§ Data section

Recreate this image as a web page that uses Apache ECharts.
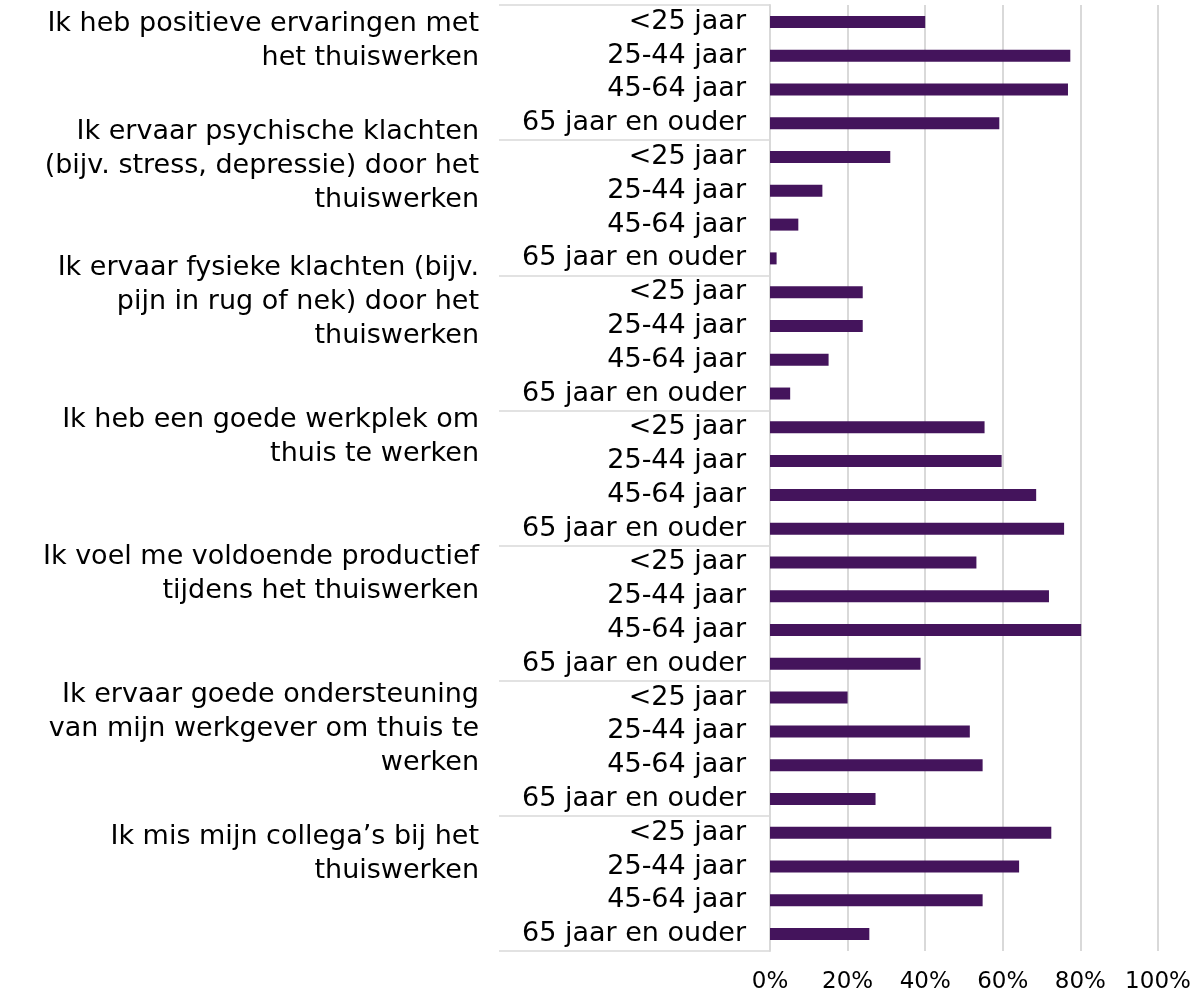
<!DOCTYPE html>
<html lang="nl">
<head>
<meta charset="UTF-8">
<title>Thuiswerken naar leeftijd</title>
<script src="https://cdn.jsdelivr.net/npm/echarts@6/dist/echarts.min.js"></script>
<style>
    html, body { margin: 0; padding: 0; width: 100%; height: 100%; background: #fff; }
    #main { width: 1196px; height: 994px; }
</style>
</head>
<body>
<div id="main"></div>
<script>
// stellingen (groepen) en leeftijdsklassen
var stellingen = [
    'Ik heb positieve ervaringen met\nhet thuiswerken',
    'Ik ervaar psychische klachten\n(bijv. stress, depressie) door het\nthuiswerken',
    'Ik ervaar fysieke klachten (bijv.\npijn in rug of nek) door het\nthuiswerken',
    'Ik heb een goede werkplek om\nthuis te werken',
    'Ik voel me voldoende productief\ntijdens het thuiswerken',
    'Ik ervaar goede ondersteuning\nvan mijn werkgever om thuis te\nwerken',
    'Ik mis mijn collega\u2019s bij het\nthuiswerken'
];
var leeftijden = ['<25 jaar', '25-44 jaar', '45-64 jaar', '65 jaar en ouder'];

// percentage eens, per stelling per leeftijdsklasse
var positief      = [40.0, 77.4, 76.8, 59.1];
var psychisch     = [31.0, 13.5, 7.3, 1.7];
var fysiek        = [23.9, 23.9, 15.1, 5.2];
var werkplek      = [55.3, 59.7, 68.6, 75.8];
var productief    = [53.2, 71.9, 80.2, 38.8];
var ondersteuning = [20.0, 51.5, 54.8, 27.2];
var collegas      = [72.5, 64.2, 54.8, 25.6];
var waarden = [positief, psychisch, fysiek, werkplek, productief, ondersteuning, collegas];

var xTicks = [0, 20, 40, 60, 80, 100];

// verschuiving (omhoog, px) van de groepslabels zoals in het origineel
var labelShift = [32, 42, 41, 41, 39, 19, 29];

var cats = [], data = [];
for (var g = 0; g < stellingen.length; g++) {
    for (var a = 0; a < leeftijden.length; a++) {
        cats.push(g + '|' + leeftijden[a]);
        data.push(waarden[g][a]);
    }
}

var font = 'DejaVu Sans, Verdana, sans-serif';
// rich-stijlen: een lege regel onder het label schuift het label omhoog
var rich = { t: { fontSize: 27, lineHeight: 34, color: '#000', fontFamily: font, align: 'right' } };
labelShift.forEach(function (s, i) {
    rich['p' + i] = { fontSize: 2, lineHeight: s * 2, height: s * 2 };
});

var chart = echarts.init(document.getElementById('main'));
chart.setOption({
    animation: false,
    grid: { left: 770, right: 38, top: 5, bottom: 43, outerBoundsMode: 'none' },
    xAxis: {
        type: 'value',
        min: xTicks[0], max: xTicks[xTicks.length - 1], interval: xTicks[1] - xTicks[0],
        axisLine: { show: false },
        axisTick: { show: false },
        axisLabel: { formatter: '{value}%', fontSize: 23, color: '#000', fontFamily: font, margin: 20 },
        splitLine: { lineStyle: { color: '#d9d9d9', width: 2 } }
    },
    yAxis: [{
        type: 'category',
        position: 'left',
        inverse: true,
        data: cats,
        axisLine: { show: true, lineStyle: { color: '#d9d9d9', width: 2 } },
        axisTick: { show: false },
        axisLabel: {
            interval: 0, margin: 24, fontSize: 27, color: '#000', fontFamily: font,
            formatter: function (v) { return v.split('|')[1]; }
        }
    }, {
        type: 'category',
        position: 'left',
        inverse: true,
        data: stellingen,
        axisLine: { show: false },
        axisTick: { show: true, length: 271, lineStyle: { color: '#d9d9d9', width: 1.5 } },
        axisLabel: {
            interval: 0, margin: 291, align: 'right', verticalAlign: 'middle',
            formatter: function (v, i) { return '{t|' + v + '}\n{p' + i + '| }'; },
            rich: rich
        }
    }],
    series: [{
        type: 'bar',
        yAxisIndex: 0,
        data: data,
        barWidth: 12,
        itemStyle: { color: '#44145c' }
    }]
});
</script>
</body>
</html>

§ What you will do
Write out every line above exactly as it is, leaving out the pictures.

§ Right answer
Recreate this image as a web page that uses Apache ECharts.
<!DOCTYPE html>
<html lang="nl">
<head>
<meta charset="UTF-8">
<title>Thuiswerken naar leeftijd</title>
<script src="https://cdn.jsdelivr.net/npm/echarts@6/dist/echarts.min.js"></script>
<style>
    html, body { margin: 0; padding: 0; width: 100%; height: 100%; background: #fff; }
    #main { width: 1196px; height: 994px; }
</style>
</head>
<body>
<div id="main"></div>
<script>
// stellingen (groepen) en leeftijdsklassen
var stellingen = [
    'Ik heb positieve ervaringen met\nhet thuiswerken',
    'Ik ervaar psychische klachten\n(bijv. stress, depressie) door het\nthuiswerken',
    'Ik ervaar fysieke klachten (bijv.\npijn in rug of nek) door het\nthuiswerken',
    'Ik heb een goede werkplek om\nthuis te werken',
    'Ik voel me voldoende productief\ntijdens het thuiswerken',
    'Ik ervaar goede ondersteuning\nvan mijn werkgever om thuis te\nwerken',
    'Ik mis mijn collega\u2019s bij het\nthuiswerken'
];
var leeftijden = ['<25 jaar', '25-44 jaar', '45-64 jaar', '65 jaar en ouder'];

// percentage eens, per stelling per leeftijdsklasse
var positief      = [40.0, 77.4, 76.8, 59.1];
var psychisch     = [31.0, 13.5, 7.3, 1.7];
var fysiek        = [23.9, 23.9, 15.1, 5.2];
var werkplek      = [55.3, 59.7, 68.6, 75.8];
var productief    = [53.2, 71.9, 80.2, 38.8];
var ondersteuning = [20.0, 51.5, 54.8, 27.2];
var collegas      = [72.5, 64.2, 54.8, 25.6];
var waarden = [positief, psychisch, fysiek, werkplek, productief, ondersteuning, collegas];

var xTicks = [0, 20, 40, 60, 80, 100];

// verschuiving (omhoog, px) van de groepslabels zoals in het origineel
var labelShift = [32, 42, 41, 41, 39, 19, 29];

var cats = [], data = [];
for (var g = 0; g < stellingen.length; g++) {
    for (var a = 0; a < leeftijden.length; a++) {
        cats.push(g + '|' + leeftijden[a]);
        data.push(waarden[g][a]);
    }
}

var font = 'DejaVu Sans, Verdana, sans-serif';
// rich-stijlen: een lege regel onder het label schuift het label omhoog
var rich = { t: { fontSize: 27, lineHeight: 34, color: '#000', fontFamily: font, align: 'right' } };
labelShift.forEach(function (s, i) {
    rich['p' + i] = { fontSize: 2, lineHeight: s * 2, height: s * 2 };
});

var chart = echarts.init(document.getElementById('main'));
chart.setOption({
    animation: false,
    grid: { left: 770, right: 38, top: 5, bottom: 43, outerBoundsMode: 'none' },
    xAxis: {
        type: 'value',
        min: xTicks[0], max: xTicks[xTicks.length - 1], interval: xTicks[1] - xTicks[0],
        axisLine: { show: false },
        axisTick: { show: false },
        axisLabel: { formatter: '{value}%', fontSize: 23, color: '#000', fontFamily: font, margin: 20 },
        splitLine: { lineStyle: { color: '#d9d9d9', width: 2 } }
    },
    yAxis: [{
        type: 'category',
        position: 'left',
        inverse: true,
        data: cats,
        axisLine: { show: true, lineStyle: { color: '#d9d9d9', width: 2 } },
        axisTick: { show: false },
        axisLabel: {
            interval: 0, margin: 24, fontSize: 27, color: '#000', fontFamily: font,
            formatter: function (v) { return v.split('|')[1]; }
        }
    }, {
        type: 'category',
        position: 'left',
        inverse: true,
        data: stellingen,
        axisLine: { show: false },
        axisTick: { show: true, length: 271, lineStyle: { color: '#d9d9d9', width: 1.5 } },
        axisLabel: {
            interval: 0, margin: 291, align: 'right', verticalAlign: 'middle',
            formatter: function (v, i) { return '{t|' + v + '}\n{p' + i + '| }'; },
            rich: rich
        }
    }],
    series: [{
        type: 'bar',
        yAxisIndex: 0,
        data: data,
        barWidth: 12,
        itemStyle: { color: '#44145c' }
    }]
});
</script>
</body>
</html>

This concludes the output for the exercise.